Your options depend on what you set up in advance:
- Emergency kit / recovery PDF: 1Password generates one during setup. Print it, store it securely.
- Emergency access (Bitwarden): Lets a trusted contact request access after a waiting period you define.
- Physical backup: If you stored your passphrase in a safe or safety deposit box, go get it.
If none of those exist, you're starting from scratch — new vault, re-saving every account manually. It's painful. The time to set up recovery options is before you need them.
How to Transition to a New Master Password Without Losing Access
If you need to change your master password, follow this sequence carefully.

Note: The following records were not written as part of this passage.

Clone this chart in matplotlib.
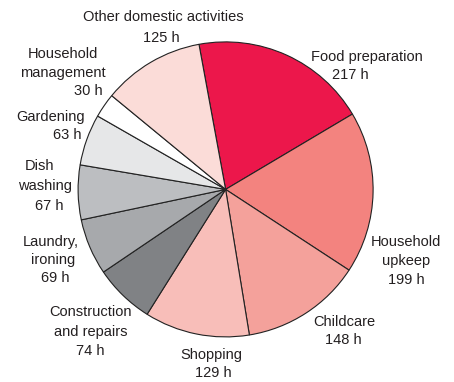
import matplotlib
matplotlib.use("Agg")
from matplotlib import pyplot as plt

# hours per activity, clockwise from the top
activities = ["Food preparation", "Household upkeep", "Childcare", "Shopping",
              "Construction and repairs", "Laundry, ironing", "Dish washing",
              "Gardening", "Household management", "Other domestic activities"]
hours = [217, 199, 148, 129, 74, 69, 67, 63, 30, 125]
colors = ["#EC174B", "#F3837F", "#F4A19B", "#F8BEB9", "#808285",
          "#A7A9AC", "#BCBEC1", "#E6E7E8", "#FFFFFF", "#FBDCD8"]

# label lines (text, x, y) in pixel coords, y from the top
label_lines = [
    ("Other domestic activities", 163, 17), ("125 h", 161, 38),
    ("Household", 63, 54), ("management", 63, 73), ("30 h", 88, 91),
    ("Food preparation", 367, 57), ("217 h", 350, 75),
    ("Gardening", 51, 117), ("63 h", 67, 135),
    ("Dish", 40, 166), ("washing", 45, 186), ("67 h", 49, 206),
    ("Laundry,", 51, 242), ("ironing", 53, 260), ("69 h", 55, 278),
    ("Construction", 91, 312), ("and repairs", 91, 332), ("74 h", 90, 351),
    ("Shopping", 211, 355), ("129 h", 213, 373),
    ("Childcare", 344, 322), ("148 h", 343, 340),
    ("Household", 406, 242), ("upkeep", 406, 261), ("199 h", 406, 280),
]

W, H = 454, 382
fig = plt.figure(figsize=(W / 100, H / 100), dpi=100)
ax = fig.add_axes([0, 0, 1, 1])

ax.pie(hours, colors=colors, startangle=100.4, counterclock=False,
       center=(225.6, H - 189.4), radius=147.5, frame=True,
       wedgeprops=dict(edgecolor="#222222", linewidth=0.8))
ax.set_xlim(0, W)
ax.set_ylim(0, H)
ax.set_aspect("equal")
ax.axis("off")

for txt, x, y in label_lines:
    ax.text(x, H - y, txt, ha="center", va="center", fontsize=10.5,
            family=["Liberation Sans", "DejaVu Sans"], color="#231F20")

fig.savefig("out.png", dpi=100)
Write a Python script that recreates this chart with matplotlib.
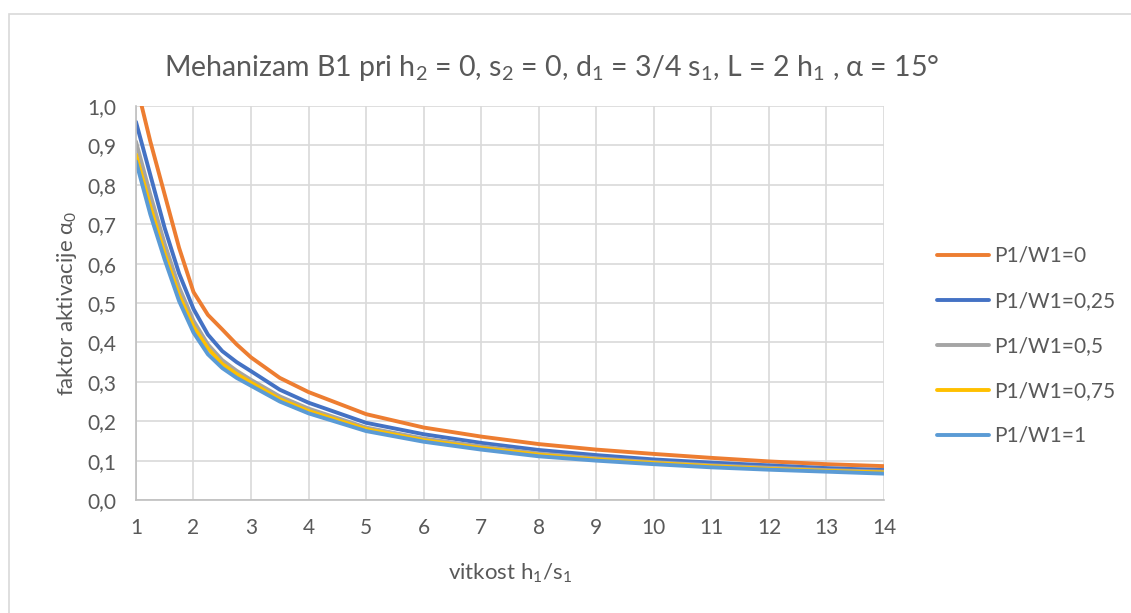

- Log in to your password manager and confirm everything is synced across devices
- Set up your new passphrase using the steps above — generate it, memorize it, write it down temporarily
- Change the master password in your account settings — in Bitwarden, this is under Account Settings > Security > Master Password
- Log out of all other devices (most managers offer a "deauthorize all sessions" option — use it)
- Log back in on each device using the new master password, confirming sync works
- Update your physical backup and destroy the old one
- Test recovery — if your manager supports emergency contacts or recovery sheets, update those too
Do this on a day when you're not rushed. A botched password change with partial sync is how vaults get corrupted and access gets lost.
Your next step is concrete: open the EFF Diceware page right now, roll five words, and spend 20 minutes building and memorizing your passphrase using the steps above. Then go into your password manager settings and actually change it. Ten minutes of focused effort now is worth months of security you'd otherwise be gambling on.